(1) This situation has planar symmetry, so we expect that, in analogy to the electric field of a flat charged sheet, the field on either side of the plate is uniform. That is to say,
the magnitude and direction of the magnetic field does not depend on the distance from the plane. Before we can use Ampere.s law to verify this dependence, we must determine the direction of the magnetic field at an arbitrary point P above the charged sheet.
(2) We divide the sheet into thin parallel strips in the direction of the current. We then treat each strip as a current-carrying wire. A cross-sectional view of the sheet, looking into a direction opposite that of the current through the sheet, is shown in Fig. 29-34b. Using the right-hand rule, we find that the strip right underneath point P contrubutes a magnetic field that points parallel to the plate and to the left. Next, we look at the contrubutions from two stripes, 1 and 2, equidistant on either side of P (see Fig.29-34c).The two circles show the field lines from either strip that go through P. The magnitudes of the contributions from the two strips are equal and so we see that the sum of the contributions from these two strips also point parallel to the plate and to the left . Arguing this way, we can say that the entire magnetic field due to the sheet is parallel to the sheet and points to the left. Calculation : To use this fact in Ampere.s law, we choose the rectangular loop abcd as shown in Fig.29-34d as the Amperian loop. The width of this rectangular loop is L and its height is 2d. The line integral around the loop can then be written as the sum of four line integrals over each side of the rectangle.
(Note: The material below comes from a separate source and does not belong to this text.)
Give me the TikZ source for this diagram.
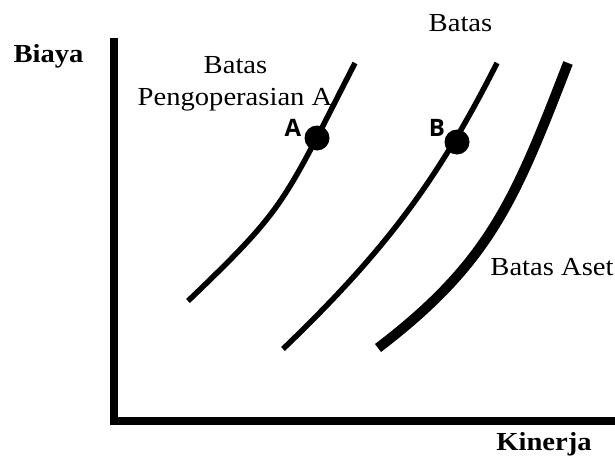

`ointvecB*dvecs=int_(a)^(b)vecB*dvecs+int_(b)^(c)vecB*dvecs+int_(c )^(d)vecB*dvecs+int_(d)^(a)vecB*dvecs`
Along the vertical sides bc and da, the magnetic field is perpendicular to the path and so the dot product `vecB*dvecs` is zero . Over the other two sides the magnetic field is parallel to the path and so `vecB*dvecs=Bds`.
Symmetry dicates that the magnitude of the magnetic field a distance d below the sheet is the same as that a distance d above it (because flipping the plane upside down should not alter the physical situation) and so we can take this magnitude, B out of the integral, that is
`oint vecB*dvecs=int_(ab)Bds+int_(cd)Bds=Bint_(ab)ds+Bint_(cd)ds`
The two remaining line integrals simply yield the lengths of the two sides and so the left hand side of Ampere.s law becomes
`ointvecB*dvecs=B(2L)=2BL`
Substituting for the right hand side of Eq. (29-42) into Ampere.s law we get
`2BL=mu_(0)KL`
`B=(1)/(2)mu_(0)K`
Conclude : So we see that the magnetic field does not depend on the distance to the plane just like the electric field of a large uniformly charged sheet.